> [DATA IN THIS EXERCISE]
+++

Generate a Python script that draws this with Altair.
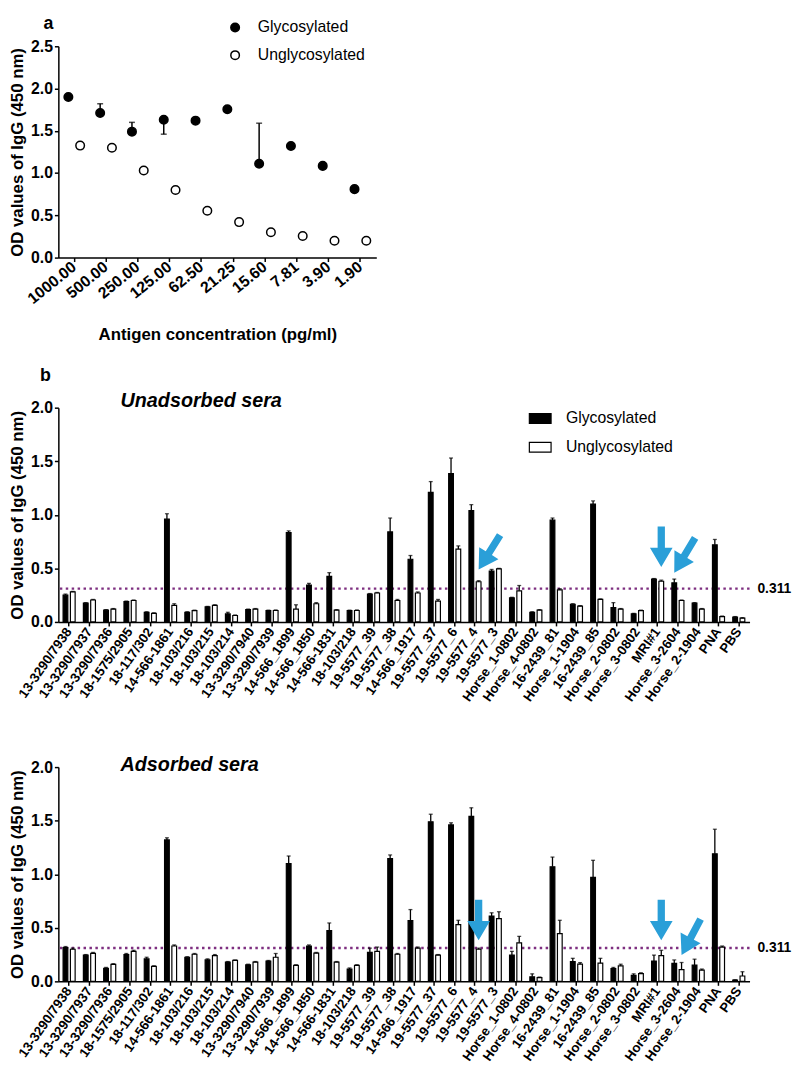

+++

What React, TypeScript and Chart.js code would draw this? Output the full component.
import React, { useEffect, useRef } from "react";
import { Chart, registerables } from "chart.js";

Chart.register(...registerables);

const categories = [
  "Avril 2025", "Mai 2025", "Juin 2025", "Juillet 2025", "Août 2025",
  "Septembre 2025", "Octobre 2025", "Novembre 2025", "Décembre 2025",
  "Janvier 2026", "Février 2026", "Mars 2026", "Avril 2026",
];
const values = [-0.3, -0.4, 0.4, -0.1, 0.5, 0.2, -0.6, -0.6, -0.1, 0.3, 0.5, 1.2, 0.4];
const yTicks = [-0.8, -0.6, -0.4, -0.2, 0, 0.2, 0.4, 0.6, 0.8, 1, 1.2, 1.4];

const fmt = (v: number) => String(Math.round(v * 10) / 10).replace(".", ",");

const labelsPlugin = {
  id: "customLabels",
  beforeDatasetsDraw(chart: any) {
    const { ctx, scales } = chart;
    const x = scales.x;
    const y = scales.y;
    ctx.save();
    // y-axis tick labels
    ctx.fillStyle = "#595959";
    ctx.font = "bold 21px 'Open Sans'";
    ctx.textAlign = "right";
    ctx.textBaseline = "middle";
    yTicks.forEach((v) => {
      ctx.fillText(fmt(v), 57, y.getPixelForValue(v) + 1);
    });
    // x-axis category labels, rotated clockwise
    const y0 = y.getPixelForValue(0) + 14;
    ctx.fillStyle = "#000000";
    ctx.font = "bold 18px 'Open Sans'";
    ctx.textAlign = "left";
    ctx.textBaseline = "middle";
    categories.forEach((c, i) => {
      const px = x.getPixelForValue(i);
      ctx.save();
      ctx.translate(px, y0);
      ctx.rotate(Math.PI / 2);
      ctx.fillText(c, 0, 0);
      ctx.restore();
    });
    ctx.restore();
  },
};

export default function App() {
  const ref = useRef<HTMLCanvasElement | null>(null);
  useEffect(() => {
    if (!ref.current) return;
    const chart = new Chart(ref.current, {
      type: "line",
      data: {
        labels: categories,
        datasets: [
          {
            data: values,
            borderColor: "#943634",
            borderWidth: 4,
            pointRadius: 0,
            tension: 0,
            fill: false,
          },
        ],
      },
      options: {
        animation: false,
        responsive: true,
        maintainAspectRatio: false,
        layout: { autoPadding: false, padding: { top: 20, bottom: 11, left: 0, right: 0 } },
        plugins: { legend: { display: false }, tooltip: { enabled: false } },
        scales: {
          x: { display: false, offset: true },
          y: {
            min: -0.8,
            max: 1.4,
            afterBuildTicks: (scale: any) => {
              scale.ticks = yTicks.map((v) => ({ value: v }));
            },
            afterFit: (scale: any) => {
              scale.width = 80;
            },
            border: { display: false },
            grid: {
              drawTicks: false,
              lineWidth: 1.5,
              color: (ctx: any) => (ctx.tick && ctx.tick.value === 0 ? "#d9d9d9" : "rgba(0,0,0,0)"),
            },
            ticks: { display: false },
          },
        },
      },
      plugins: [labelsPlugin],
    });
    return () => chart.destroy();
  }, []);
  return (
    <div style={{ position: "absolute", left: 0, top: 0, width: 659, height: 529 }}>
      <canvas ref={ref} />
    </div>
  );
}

+++

> [EXERCISE TASK]
Taking the records above, retype every line from the one with "What React, TypeScript" down to the one with "Chart.register(...registerables);", exactly and with nothing else.

> [ANSWER FOR THIS EXERCISE]
What React, TypeScript and Chart.js code would draw this? Output the full component.
import React, { useEffect, useRef } from "react";
import { Chart, registerables } from "chart.js";

Chart.register(...registerables);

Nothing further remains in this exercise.